Long-Lasting Open Graded Friction Course (OGFC) for Surfacing New Mexico Roads

The New Mexico Department of Transportation (NMDOT) uses open graded friction course (OGFC) material/layer for surfacing its high-volume traffic roads, however additional research is needed to identify whether OGFC is performing adequately considering the environmental and climatic conditions throughout the state. OGFC is typically designed with a high percent air void content (> 19%) to increase permeability, which allows faster removal of roadway surface moisture. Traditional dense graded pavement are designed with air void content at 5.5% as well as to enhance the International Roughness Index (IRI) and Skid Resistance. Currently, NMDOT uses only one type of performance grade binder: PG 70-28+ (or rubberized 70-28R+) throughout NM, irrespective of climatic/environmental conditions where PG selection should be location/climate specific.
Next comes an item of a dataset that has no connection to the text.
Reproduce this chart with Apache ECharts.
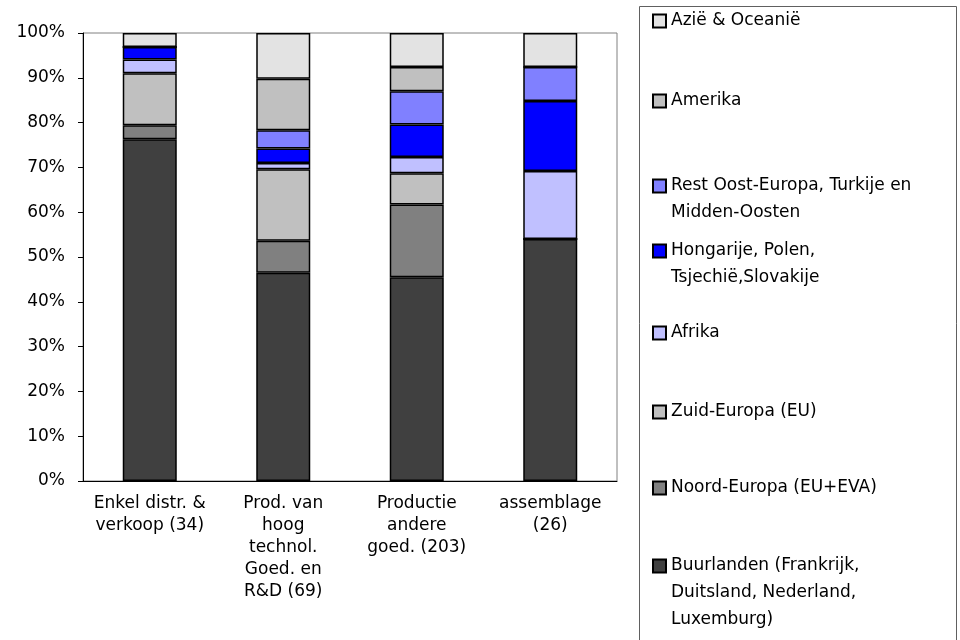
<!DOCTYPE html>
<html><head><meta charset="utf-8">
<script src="https://cdn.jsdelivr.net/npm/echarts@6/dist/echarts.min.js"></script>
<style>html,body{margin:0;padding:0;background:#fff}#c{width:960px;height:640px}</style>
</head><body><div id="c"></div>
<script>
const categories = ['Enkel distr. &\nverkoop (34)', 'Prod. van\nhoog\ntechnol.\nGoed. en\nR&D (69)', 'Productie\nandere\ngoed. (203)', 'assemblage\n(26)'];
const seriesNames = ['Buurlanden (Frankrijk, Duitsland, Nederland, Luxemburg)', 'Noord-Europa (EU+EVA)', 'Zuid-Europa (EU)', 'Afrika', 'Hongarije, Polen, Tsjechië,Slovakije', 'Rest Oost-Europa, Turkije en Midden-Oosten', 'Amerika', 'Azië & Oceanië'];
const legendLabels = ['Buurlanden (Frankrijk,\nDuitsland, Nederland,\nLuxemburg)', 'Noord-Europa (EU+EVA)', 'Zuid-Europa (EU)', 'Afrika', 'Hongarije, Polen,\nTsjechië,Slovakije', 'Rest Oost-Europa, Turkije en\nMidden-Oosten', 'Amerika', 'Azië & Oceanië'];
const buurlanden = [76.3, 46.5, 45.5, 54.0];
const noordEuropa = [3.1, 7.1, 16.2, 0];
const zuidEuropa = [11.6, 16.0, 7.0, 0];
const afrika = [3.1, 1.4, 3.6, 15.2];
const hongarije = [2.8, 3.2, 7.3, 15.6];
const restOostEuropa = [0, 4.1, 7.4, 7.6];
const amerika = [0, 11.5, 5.4, 0];
const azie = [3.1, 10.2, 7.6, 7.6];
const seriesValues = [buurlanden, noordEuropa, zuidEuropa, afrika, hongarije, restOostEuropa, amerika, azie];
const colors = ['#404040', '#808080', '#C0C0C0', '#C0C0FF', '#0000FF', '#8080FF', '#C0C0C0', '#E3E3E3'];

const FONT = 'DejaVu Sans';
const LH = 27;
const legendCenters = [565, 487, 411, 332, 250, 185, 100, 20];

const chart = echarts.init(document.getElementById('c'));
chart.setOption({
  animation: false,
  backgroundColor: '#fff',
  grid: { left: 83, right: 343, top: 33, bottom: 159, show: true, borderColor: '#808080', borderWidth: 1 },
  xAxis: {
    type: 'category', data: categories,
    axisLine: { lineStyle: { color: '#000', width: 1 } },
    axisTick: { length: 6, lineStyle: { color: '#000' } },
    axisLabel: { interval: 0, color: '#000', fontFamily: FONT, fontSize: 17, lineHeight: 22, margin: 12 }
  },
  yAxis: {
    type: 'value', min: 0, max: 100, interval: 10,
    axisLine: { show: true, lineStyle: { color: '#000', width: 1 } },
    axisTick: { show: true, length: 5, lineStyle: { color: '#000' } },
    splitLine: { show: false },
    axisLabel: { formatter: '{value}%', color: '#000', fontFamily: FONT, fontSize: 17, margin: 18 }
  },
  legend: seriesNames.map((n, i) => {
    const lines = legendLabels[i].split('\n').length;
    const h = 13 + LH * (lines - 1);
    return {
      data: [n], left: 652, top: legendCenters[i] - 12.5, padding: 0,
      itemWidth: 13, itemHeight: h, symbolKeepAspect: true,
      icon: 'path://M0,0H13V13H0Z M0,' + h,
      selectedMode: false,
      formatter: () => legendLabels[i],
      textStyle: { fontFamily: FONT, fontSize: 17, color: '#000', lineHeight: LH }
    };
  }),
  graphic: [{ type: 'rect', shape: { x: 639.5, y: 6.5, width: 317, height: 700 }, style: { fill: 'none', stroke: '#606060', lineWidth: 1 }, silent: true }],
  series: seriesNames.map((n, i) => ({
    name: n, type: 'bar', stack: 'total', barWidth: 54,
    data: seriesValues[i],
    itemStyle: { color: colors[i], borderColor: '#000', borderWidth: 1.5 }
  }))
});
</script></body></html>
There is a national trend where state DOTs are moving towards performance-based mix designs; whereas currently, the NMDOT uses only a volumetric method for designing OGFC. Recently OGFC is suspected to play significant roles in statewide top-down cracking problems in New Mexico, because the high air content in OGFC leads to accelerated aging due to higher accessibility of air, which results in brittle OGFC that promotes initial cracking within the thin OGFC layer which then propagates into the lower hot mix asphalt (HMA) layers. The main objectives of this research are to: (1) Examine whether NMDOT can utilize alternative binder types in OGFC. (2) Determine if NMDOT can add additional performance testing requirements for OGFC mix designs. The study will develop a performance based OGFC specification. In addition to drain down, permeability, and abrasion tests, researchers will develop inter-phase shear (specialized test), aging, moisture susceptibility, and semicircular-notched type fracture tests.